Diesmal allerdings zeigt sich, dass er
nicht der einzige ist, dem sie gefällt: Zwei Hirten, die sich (durch
ihre Flöten) unterhalten, sehen sie ebenfalls, und als einer von
ihnen die Idee Fixe auf der Flöte übernimmt, kommen dem Künstler
ernsthafte Zweifel an ihrer Treue... na klar...hallo? Sie mag ihn
nicht... will ihn noch nicht einmal kennenlernen, soll sich aber
vollkommen auf ihn beschränken? Finde den Fehler!
Zugegeben, der Absinthgenuss war damals
wie bereits erwähnt auf seinem Höhepunkt und Opium zu rauchen war
auch kein Sport für Kriminelle, aber ??? Was uns übrigens gleich
zum Thema des vierten Satzes bringt: Drogen und Drogenräusche. Der
gute Künstler pfeift sich nämlich unverzüglich eine große Portion
Frustopium rein (also quasi das Pendant zum weiblichen
Kummerschokoladenkoma) und ist auf seinem Trip überzeugt, er habe
die schöne Geliebte eigenhändig umgebracht, weil die nicht die
Seine werden wollte. Daraufhin lässt er sich zum Richtplatz führen,
wo ihm selbst der Garaus gemacht wird.... Kinder lasst die Finger von
den Drogen, ihr seht ja, wozu das führen kann...

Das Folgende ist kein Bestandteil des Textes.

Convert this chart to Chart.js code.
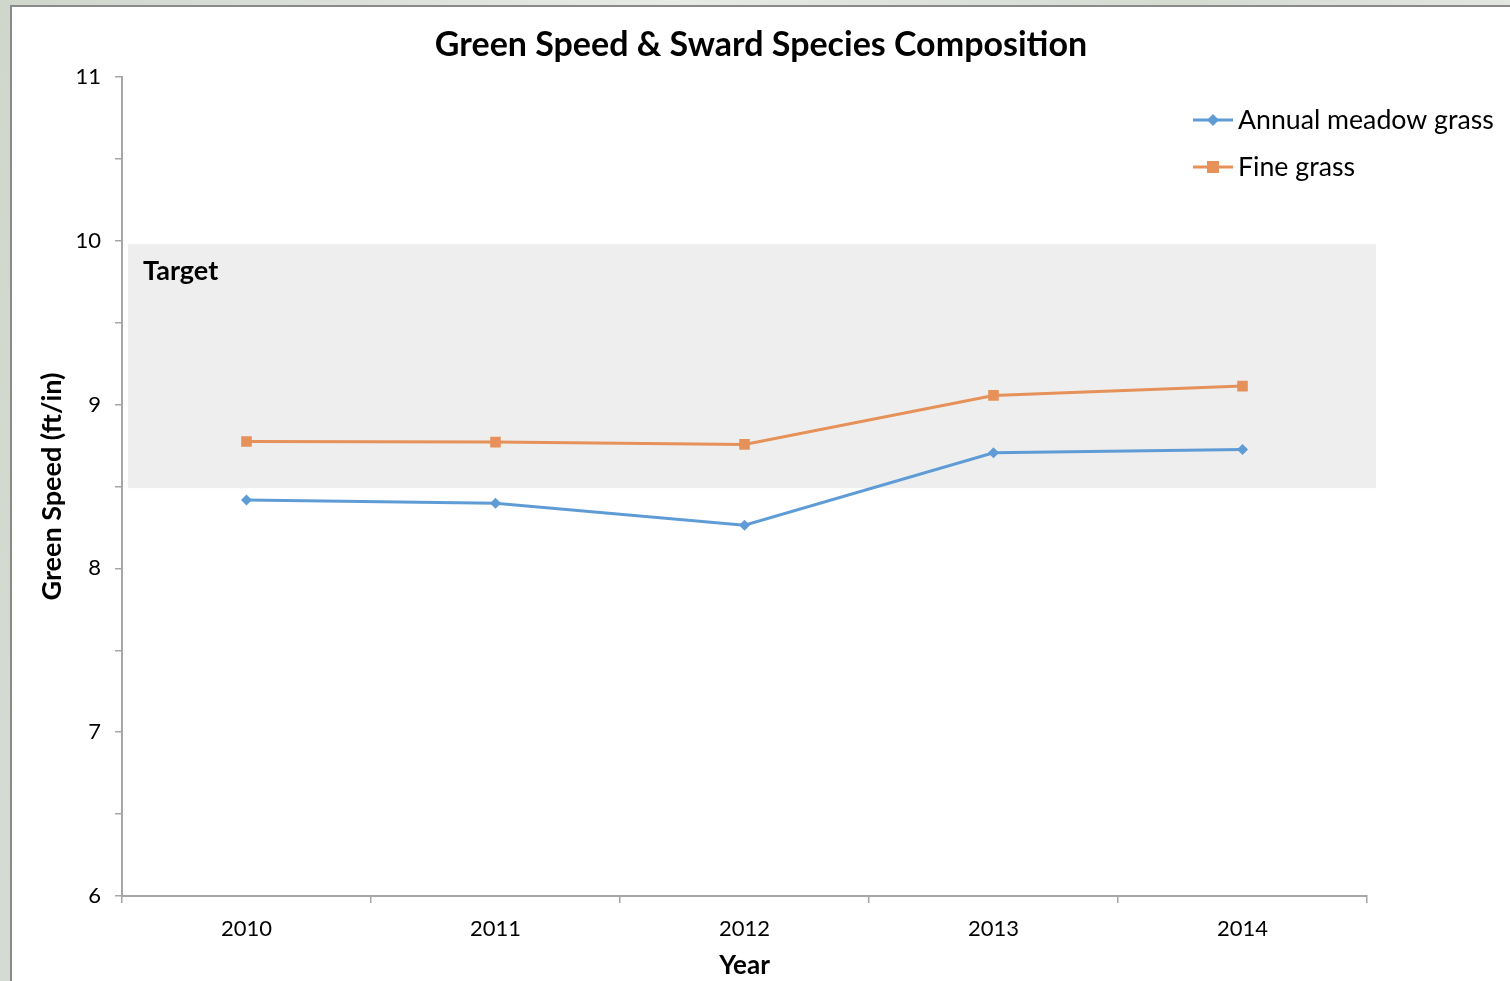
<!DOCTYPE html>
<html>
<head>
<meta charset="utf-8">
<script src="https://cdn.jsdelivr.net/npm/chart.js@4/dist/chart.umd.min.js"></script>
<style>
  html, body { margin: 0; padding: 0; width: 1510px; height: 981px; overflow: hidden; }
  body { background: linear-gradient(100deg, #cfd6cc 0%, #e6ebe4 40%, #d4dbd1 70%, #e9ece7 100%); position: relative; }
  #panel { position: absolute; left: 10px; top: 5px; width: 1510px; height: 990px; background: #fff; border-left: 2px solid #8a8a8a; border-top: 2px solid #8a8a8a; }
  #wrap { position: absolute; left: 0; top: 0; width: 1510px; height: 981px; }
</style>
</head>
<body>
<div id="panel"></div>
<div id="wrap"><canvas id="chart" width="1510" height="981"></canvas></div>
<script>
const years = ['2010', '2011', '2012', '2013', '2014'];
const annualMeadow = [8.417, 8.397, 8.264, 8.706, 8.726];
const fineGrass = [8.775, 8.771, 8.757, 9.056, 9.113];
const targetRange = [8.49, 9.98];
const yTicks = [6, 7, 8, 9, 10, 11];
const chartTitle = 'Green Speed & Sward Species Composition';

const FONT = 'Lato, "Open Sans", sans-serif';

// grey target band + its label
const targetBand = {
  id: 'targetBand',
  beforeDatasetsDraw(chart) {
    const { ctx, chartArea, scales: { y } } = chart;
    const top = y.getPixelForValue(targetRange[1]);
    const bottom = y.getPixelForValue(targetRange[0]);
    ctx.save();
    ctx.fillStyle = '#eeeeee';
    ctx.fillRect(chartArea.left + 6, top, chartArea.right - chartArea.left + 3, bottom - top);
    ctx.fillStyle = '#000';
    ctx.font = 'bold 27px ' + FONT;
    ctx.textBaseline = 'middle';
    ctx.fillText('Target', chartArea.left + 21, top + 27);
    ctx.restore();
  }
};

// title centred on the whole panel, not on the plot
const panelTitle = {
  id: 'panelTitle',
  afterDraw(chart) {
    const { ctx } = chart;
    ctx.save();
    ctx.fillStyle = '#000';
    ctx.font = 'bold 34px ' + FONT;
    ctx.textAlign = 'center';
    ctx.textBaseline = 'middle';
    ctx.fillText(chartTitle, 761, 45);
    ctx.restore();
  }
};

// legend drawn by hand, top right inside the plot
const sideLegend = {
  id: 'sideLegend',
  afterDraw(chart) {
    const { ctx } = chart;
    ctx.save();
    chart.data.datasets.forEach((ds, i) => {
      const x0 = 1193, y0 = 120 + i * 47;
      ctx.strokeStyle = ds.borderColor;
      ctx.lineWidth = 3;
      ctx.beginPath();
      ctx.moveTo(x0, y0);
      ctx.lineTo(x0 + 40, y0);
      ctx.stroke();
      ctx.fillStyle = ds.borderColor;
      ctx.beginPath();
      if (ds.pointStyle === 'rectRot') {
        ctx.moveTo(x0 + 20, y0 - 6);
        ctx.lineTo(x0 + 26, y0);
        ctx.lineTo(x0 + 20, y0 + 6);
        ctx.lineTo(x0 + 14, y0);
      } else {
        ctx.rect(x0 + 14, y0 - 6, 12, 12);
      }
      ctx.fill();
      ctx.fillStyle = '#000';
      ctx.font = '26.7px ' + FONT;
      ctx.textBaseline = 'middle';
      ctx.fillText(ds.label, x0 + 45, y0);
    });
    ctx.restore();
  }
};

new Chart(document.getElementById('chart'), {
  type: 'line',
  data: {
    labels: years,
    datasets: [
      {
        label: 'Annual meadow grass',
        data: annualMeadow,
        borderColor: '#5f9cd6',
        backgroundColor: '#5f9cd6',
        borderWidth: 3,
        pointStyle: 'rectRot',
        pointRadius: 5.5,
        pointBorderWidth: 0,
        tension: 0
      },
      {
        label: 'Fine grass',
        data: fineGrass,
        borderColor: '#e6915a',
        backgroundColor: '#e6915a',
        borderWidth: 3,
        pointStyle: 'rect',
        pointRadius: 7.5,
        pointBorderWidth: 0,
        tension: 0
      }
    ]
  },
  options: {
    responsive: false,
    animation: false,
    layout: { padding: { left: 36, right: 143, top: 77, bottom: 0 } },
    plugins: {
      legend: { display: false },
      tooltip: { enabled: false },
      title: { display: false }
    },
    scales: {
      x: {
        offset: true,
        grid: { offset: true, drawOnChartArea: false, drawTicks: true, tickLength: 7, color: '#a6a6a6', lineWidth: 1.5 },
        border: { display: true, color: '#a6a6a6', width: 2 },
        ticks: { color: '#000', font: { family: FONT, size: 22 }, padding: 13, maxRotation: 0 },
        title: { display: true, text: 'Year', color: '#000', font: { family: FONT, size: 26, weight: 'bold' }, padding: { top: 0, bottom: 0 } },
        afterFit(scale) { scale.height = 85; }
      },
      y: {
        min: 6,
        max: 11,
        grid: { drawOnChartArea: false, drawTicks: true, tickLength: 7, color: '#a6a6a6', lineWidth: 1.5 },
        border: { display: true, color: '#a6a6a6', width: 2 },
        ticks: {
          stepSize: 0.5,
          color: '#000',
          font: { family: FONT, size: 22 },
          padding: 14,
          callback: (v) => yTicks.includes(v) ? String(v) : ''
        },
        title: { display: true, text: 'Green Speed (ft/in)', color: '#000', font: { family: FONT, size: 27, weight: 'bold' }, padding: { top: 0, bottom: 0 } },
        afterFit(scale) { scale.width = 86; }
      }
    }
  },
  plugins: [targetBand, panelTitle, sideLegend]
});
</script>
</body>
</html>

Im fünften und letzten Satz befindet
er sich dann urplötzlich kurz hinter Hogsmeade, trinkt ein
Butterbier mit Professor Mc Gonagall und fällt vor Schreck fast von
seinem Besen, als sich Bibi Blocksberg, die soeben auf ihrem Nimbus
2000 an ihm vorbeiflattert, als die tot geglaubte Geliebte entpuppt.
Schließlich veranstalten die Hexen zu den Klängen des Cantus Firmus
des Dies Irae („Tränenreich wird dieser Tag“, ein Teil der (=
seiner??) katholischen Totenmesse) eine Flugshow, bei der uns Hören
und Sehen vergeht.
Im Grunde also ein Libretto, aus dem
sich auch eine Doom-Metal-Oper erschaffen ließe. Soviel zum Thema
„Hört Klassik, die ist harmlos und nicht so gefährlich wie dieser
ganze Rock'n'Roll.
Wozu die ganze Geschichte? Um drei wichtige Dinge auszudrücken:
- Hartnäckigkeit kann sich lohnen. Wenn man ganz viel Zeit hat.Die gute Harriet Smithson bekam die Sinfonie nämlich tatsächlich zu Ohren. Genau zwei Jahre nach ihrer Erstaufführung allerdings, was sie aber nicht davon abhielt, sich einigermaßen geschmeichelt zu zeigen und dem guten Hector ausrichten zu lassen, man könne sich ja vielleicht doch mal treffen. Wer nun lacht und sich denkt „Na klar, der hatte ja nichts besseres zu tun, als herumzusitzen und auf Antwort zu warten“, der kannte den Herrn Berlioz nicht (wie auch, er weilt seit 1869 nicht mehr unter uns, den habe ja nicht mal mehr ich erlebt, und ich fühle mich des öfteren ziemlich alt). Der hatte nämlich tatsächlich nichts besseres zu tun, willigte in das Treffen ein, und ein Jahr später läuteten die Hochzeitsglocken. Man kann also alles erreichen, wenn man nur am Ball bleibt.
- Manchmal sollte man doch auf die Zeichen der ersten Stunde hören und sich auf die erste Intuition verlassen. Weitere 2 ziemlich unglückliche Jahre später, waren die Berlioz-Smithsons nämlich bereits wieder geschiedene Leute.
- Es kann gar nicht so dumm laufen, dass nicht wenigstens noch ein cooles Musikstück dabei herausspringen kann.